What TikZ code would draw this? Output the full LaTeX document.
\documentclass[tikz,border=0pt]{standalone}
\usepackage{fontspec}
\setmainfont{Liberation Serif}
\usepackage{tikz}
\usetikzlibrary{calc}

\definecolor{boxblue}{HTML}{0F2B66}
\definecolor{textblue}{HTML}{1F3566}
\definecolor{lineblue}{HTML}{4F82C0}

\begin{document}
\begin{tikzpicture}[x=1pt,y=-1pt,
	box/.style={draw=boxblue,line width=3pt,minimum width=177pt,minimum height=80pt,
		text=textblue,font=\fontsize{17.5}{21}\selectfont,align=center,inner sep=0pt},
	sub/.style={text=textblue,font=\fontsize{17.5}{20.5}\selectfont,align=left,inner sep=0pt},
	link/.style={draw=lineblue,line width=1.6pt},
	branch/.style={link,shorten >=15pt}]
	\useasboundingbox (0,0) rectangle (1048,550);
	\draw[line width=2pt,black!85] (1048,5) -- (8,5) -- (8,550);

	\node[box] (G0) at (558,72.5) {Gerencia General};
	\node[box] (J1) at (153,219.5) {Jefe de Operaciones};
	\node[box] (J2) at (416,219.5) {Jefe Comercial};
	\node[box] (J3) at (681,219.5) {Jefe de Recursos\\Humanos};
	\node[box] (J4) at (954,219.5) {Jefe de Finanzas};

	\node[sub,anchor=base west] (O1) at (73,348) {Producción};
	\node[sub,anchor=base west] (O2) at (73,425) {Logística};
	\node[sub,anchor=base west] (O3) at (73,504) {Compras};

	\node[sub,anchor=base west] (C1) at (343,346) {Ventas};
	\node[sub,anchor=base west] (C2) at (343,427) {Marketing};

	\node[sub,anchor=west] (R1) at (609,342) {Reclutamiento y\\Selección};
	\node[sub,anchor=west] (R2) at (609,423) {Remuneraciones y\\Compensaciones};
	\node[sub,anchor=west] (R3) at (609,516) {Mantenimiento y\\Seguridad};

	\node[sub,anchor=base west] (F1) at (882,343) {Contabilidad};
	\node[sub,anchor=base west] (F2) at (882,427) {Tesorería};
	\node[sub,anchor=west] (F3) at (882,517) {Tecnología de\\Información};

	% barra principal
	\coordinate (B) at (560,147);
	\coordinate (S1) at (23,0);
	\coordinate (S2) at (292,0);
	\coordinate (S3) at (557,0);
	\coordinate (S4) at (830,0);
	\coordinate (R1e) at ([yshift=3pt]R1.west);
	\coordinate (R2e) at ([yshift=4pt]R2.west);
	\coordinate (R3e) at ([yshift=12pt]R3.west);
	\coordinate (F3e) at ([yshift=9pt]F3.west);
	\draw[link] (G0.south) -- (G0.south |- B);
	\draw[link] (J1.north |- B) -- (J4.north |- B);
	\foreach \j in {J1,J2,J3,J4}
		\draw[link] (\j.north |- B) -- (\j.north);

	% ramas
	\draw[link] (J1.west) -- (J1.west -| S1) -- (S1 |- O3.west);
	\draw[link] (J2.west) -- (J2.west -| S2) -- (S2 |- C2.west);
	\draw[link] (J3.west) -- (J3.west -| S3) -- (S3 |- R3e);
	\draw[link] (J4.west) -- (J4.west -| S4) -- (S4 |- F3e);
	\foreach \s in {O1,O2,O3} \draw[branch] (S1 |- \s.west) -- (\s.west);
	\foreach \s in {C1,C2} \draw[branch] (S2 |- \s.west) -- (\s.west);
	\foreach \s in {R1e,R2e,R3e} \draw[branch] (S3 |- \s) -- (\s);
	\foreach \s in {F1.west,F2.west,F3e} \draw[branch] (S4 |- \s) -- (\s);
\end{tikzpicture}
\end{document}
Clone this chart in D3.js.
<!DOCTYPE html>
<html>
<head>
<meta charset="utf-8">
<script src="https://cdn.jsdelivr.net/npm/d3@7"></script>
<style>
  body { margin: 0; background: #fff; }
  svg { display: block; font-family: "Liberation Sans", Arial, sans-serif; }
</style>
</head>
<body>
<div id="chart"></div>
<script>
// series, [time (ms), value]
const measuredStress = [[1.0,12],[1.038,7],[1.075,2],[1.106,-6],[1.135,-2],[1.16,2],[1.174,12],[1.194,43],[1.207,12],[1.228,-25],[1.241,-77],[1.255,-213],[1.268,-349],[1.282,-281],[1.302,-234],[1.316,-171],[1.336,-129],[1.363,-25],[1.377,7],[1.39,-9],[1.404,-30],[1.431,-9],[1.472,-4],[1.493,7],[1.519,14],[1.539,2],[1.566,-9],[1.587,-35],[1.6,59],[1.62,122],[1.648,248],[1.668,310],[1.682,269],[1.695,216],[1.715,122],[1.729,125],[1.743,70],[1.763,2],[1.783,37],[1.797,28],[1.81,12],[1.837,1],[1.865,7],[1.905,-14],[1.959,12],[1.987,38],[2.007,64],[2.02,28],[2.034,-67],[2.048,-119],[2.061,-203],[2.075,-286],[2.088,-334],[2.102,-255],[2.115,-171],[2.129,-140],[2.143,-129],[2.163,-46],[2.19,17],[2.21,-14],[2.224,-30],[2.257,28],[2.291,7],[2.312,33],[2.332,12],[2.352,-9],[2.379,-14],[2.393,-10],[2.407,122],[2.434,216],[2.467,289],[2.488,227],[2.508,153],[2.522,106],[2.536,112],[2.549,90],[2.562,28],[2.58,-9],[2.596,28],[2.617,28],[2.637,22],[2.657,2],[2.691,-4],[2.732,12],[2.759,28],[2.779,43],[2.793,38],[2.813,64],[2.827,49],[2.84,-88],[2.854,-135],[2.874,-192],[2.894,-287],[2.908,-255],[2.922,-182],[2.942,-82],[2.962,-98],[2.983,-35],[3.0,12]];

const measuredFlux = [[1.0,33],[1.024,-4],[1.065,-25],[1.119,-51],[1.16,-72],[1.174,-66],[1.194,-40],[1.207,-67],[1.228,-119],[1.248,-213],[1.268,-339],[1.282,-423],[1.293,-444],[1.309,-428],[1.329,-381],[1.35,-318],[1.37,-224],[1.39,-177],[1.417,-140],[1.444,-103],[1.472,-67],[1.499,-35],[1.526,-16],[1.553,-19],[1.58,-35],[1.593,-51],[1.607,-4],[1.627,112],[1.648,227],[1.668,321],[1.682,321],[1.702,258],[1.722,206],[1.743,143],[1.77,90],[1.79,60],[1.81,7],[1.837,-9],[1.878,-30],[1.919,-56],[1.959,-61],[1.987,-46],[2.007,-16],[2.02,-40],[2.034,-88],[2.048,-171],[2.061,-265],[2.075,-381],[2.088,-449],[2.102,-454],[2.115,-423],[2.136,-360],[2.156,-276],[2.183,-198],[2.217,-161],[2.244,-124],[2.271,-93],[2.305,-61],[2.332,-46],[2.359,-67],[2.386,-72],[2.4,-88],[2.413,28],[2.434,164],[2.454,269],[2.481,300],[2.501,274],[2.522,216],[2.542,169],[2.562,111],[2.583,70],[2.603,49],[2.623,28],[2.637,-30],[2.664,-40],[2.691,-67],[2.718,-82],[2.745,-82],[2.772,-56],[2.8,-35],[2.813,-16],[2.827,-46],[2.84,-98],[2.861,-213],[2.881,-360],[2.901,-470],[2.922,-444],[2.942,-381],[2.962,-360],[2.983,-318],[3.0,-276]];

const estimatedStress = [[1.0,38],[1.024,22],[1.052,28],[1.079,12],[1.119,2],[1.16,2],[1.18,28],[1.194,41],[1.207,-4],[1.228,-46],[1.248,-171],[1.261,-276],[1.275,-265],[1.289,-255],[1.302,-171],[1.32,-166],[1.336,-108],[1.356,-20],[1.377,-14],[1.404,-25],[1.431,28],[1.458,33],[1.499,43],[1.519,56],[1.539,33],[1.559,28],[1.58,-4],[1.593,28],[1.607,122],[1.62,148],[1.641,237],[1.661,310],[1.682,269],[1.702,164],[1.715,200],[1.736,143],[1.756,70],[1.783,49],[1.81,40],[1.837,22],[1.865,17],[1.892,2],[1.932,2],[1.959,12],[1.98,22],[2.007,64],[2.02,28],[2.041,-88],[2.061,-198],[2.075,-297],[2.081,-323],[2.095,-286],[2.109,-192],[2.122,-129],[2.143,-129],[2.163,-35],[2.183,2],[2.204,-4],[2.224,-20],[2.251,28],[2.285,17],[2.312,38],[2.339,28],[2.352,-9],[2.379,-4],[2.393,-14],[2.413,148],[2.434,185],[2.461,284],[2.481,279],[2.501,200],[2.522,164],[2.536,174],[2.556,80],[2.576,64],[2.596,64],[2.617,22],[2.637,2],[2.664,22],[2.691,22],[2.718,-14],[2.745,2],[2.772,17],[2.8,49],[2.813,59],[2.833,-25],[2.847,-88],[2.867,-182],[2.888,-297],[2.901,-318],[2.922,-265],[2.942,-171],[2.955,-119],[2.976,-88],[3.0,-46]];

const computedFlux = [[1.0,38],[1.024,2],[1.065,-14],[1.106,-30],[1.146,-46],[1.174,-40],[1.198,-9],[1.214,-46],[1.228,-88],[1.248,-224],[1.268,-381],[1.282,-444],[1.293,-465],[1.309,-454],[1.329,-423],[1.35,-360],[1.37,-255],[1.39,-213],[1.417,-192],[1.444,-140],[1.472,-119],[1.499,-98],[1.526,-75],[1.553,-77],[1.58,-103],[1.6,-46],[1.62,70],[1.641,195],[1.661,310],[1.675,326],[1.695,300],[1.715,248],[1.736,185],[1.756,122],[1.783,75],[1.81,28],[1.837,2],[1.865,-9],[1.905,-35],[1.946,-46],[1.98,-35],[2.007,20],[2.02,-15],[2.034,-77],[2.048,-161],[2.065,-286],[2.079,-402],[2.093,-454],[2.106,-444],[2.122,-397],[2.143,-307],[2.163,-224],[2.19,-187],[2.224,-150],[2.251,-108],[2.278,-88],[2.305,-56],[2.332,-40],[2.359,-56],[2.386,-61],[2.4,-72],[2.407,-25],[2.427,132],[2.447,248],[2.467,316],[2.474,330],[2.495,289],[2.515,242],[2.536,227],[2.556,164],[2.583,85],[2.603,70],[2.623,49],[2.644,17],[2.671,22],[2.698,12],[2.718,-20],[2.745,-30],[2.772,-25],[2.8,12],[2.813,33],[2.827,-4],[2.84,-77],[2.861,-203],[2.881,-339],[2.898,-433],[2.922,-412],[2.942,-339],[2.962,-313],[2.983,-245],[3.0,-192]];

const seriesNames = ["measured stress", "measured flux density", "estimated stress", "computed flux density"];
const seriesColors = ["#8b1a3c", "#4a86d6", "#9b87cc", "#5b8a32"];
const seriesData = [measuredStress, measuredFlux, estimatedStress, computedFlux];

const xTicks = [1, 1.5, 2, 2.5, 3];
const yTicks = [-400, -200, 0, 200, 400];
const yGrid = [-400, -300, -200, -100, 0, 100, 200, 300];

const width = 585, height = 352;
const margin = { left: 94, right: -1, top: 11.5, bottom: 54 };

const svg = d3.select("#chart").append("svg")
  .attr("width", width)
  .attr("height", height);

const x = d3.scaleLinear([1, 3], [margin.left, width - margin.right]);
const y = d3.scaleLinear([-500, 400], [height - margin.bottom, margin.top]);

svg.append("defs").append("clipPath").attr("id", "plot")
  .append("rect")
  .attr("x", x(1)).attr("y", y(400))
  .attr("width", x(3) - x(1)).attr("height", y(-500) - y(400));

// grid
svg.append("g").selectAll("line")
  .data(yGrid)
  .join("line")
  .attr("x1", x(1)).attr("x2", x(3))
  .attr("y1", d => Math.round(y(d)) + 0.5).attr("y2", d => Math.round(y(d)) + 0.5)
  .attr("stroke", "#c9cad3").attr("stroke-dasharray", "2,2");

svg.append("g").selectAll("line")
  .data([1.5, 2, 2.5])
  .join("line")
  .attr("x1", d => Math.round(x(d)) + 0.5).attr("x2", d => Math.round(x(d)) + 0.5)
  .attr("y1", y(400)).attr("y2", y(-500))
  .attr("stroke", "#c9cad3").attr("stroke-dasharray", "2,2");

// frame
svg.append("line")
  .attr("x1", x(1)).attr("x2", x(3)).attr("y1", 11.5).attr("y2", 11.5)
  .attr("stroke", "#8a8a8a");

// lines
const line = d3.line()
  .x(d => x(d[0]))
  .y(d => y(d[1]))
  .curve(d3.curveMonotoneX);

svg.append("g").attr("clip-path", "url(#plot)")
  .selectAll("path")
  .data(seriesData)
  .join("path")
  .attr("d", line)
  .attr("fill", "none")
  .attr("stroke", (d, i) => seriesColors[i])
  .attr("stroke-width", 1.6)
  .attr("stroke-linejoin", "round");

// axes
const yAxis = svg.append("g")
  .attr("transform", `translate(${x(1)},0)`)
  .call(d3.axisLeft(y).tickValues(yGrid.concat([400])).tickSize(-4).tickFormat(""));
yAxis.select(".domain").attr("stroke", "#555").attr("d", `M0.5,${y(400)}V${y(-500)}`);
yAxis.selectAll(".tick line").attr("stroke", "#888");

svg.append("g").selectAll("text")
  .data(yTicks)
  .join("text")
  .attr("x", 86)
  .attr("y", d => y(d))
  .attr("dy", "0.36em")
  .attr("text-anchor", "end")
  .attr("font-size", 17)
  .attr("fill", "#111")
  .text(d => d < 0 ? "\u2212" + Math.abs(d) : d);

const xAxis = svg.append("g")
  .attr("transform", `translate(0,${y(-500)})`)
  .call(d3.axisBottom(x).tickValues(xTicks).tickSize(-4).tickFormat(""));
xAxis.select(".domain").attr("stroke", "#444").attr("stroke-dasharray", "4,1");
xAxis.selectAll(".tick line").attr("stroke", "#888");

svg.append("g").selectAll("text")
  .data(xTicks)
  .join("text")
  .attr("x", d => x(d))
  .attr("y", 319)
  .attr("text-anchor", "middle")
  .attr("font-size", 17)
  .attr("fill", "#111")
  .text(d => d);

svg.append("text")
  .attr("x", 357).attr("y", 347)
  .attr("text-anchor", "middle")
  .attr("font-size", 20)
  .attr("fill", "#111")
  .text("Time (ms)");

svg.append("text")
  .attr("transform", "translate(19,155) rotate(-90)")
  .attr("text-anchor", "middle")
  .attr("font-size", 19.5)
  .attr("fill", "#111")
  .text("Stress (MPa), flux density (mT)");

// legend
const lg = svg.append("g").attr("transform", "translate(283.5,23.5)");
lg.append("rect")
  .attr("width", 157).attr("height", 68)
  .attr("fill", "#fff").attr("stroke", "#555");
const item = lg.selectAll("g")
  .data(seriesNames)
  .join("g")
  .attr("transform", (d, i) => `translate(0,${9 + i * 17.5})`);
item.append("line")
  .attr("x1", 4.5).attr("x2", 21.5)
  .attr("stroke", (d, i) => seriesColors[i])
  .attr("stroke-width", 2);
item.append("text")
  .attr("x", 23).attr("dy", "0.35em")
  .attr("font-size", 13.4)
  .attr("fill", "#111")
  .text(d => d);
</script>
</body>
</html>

__________

*YOUR INSTRUCTIONS*: Please print the material above exactly as it appears, from its first line through the line containing "(F3) at (882,517)", inclusive, and stop there.

*WRITTEN ANSWER*:
What TikZ code would draw this? Output the full LaTeX document.
\documentclass[tikz,border=0pt]{standalone}
\usepackage{fontspec}
\setmainfont{Liberation Serif}
\usepackage{tikz}
\usetikzlibrary{calc}

\definecolor{boxblue}{HTML}{0F2B66}
\definecolor{textblue}{HTML}{1F3566}
\definecolor{lineblue}{HTML}{4F82C0}

\begin{document}
\begin{tikzpicture}[x=1pt,y=-1pt,
	box/.style={draw=boxblue,line width=3pt,minimum width=177pt,minimum height=80pt,
		text=textblue,font=\fontsize{17.5}{21}\selectfont,align=center,inner sep=0pt},
	sub/.style={text=textblue,font=\fontsize{17.5}{20.5}\selectfont,align=left,inner sep=0pt},
	link/.style={draw=lineblue,line width=1.6pt},
	branch/.style={link,shorten >=15pt}]
	\useasboundingbox (0,0) rectangle (1048,550);
	\draw[line width=2pt,black!85] (1048,5) -- (8,5) -- (8,550);

	\node[box] (G0) at (558,72.5) {Gerencia General};
	\node[box] (J1) at (153,219.5) {Jefe de Operaciones};
	\node[box] (J2) at (416,219.5) {Jefe Comercial};
	\node[box] (J3) at (681,219.5) {Jefe de Recursos\\Humanos};
	\node[box] (J4) at (954,219.5) {Jefe de Finanzas};

	\node[sub,anchor=base west] (O1) at (73,348) {Producción};
	\node[sub,anchor=base west] (O2) at (73,425) {Logística};
	\node[sub,anchor=base west] (O3) at (73,504) {Compras};

	\node[sub,anchor=base west] (C1) at (343,346) {Ventas};
	\node[sub,anchor=base west] (C2) at (343,427) {Marketing};

	\node[sub,anchor=west] (R1) at (609,342) {Reclutamiento y\\Selección};
	\node[sub,anchor=west] (R2) at (609,423) {Remuneraciones y\\Compensaciones};
	\node[sub,anchor=west] (R3) at (609,516) {Mantenimiento y\\Seguridad};

	\node[sub,anchor=base west] (F1) at (882,343) {Contabilidad};
	\node[sub,anchor=base west] (F2) at (882,427) {Tesorería};
	\node[sub,anchor=west] (F3) at (882,517) {Tecnología de\\Información};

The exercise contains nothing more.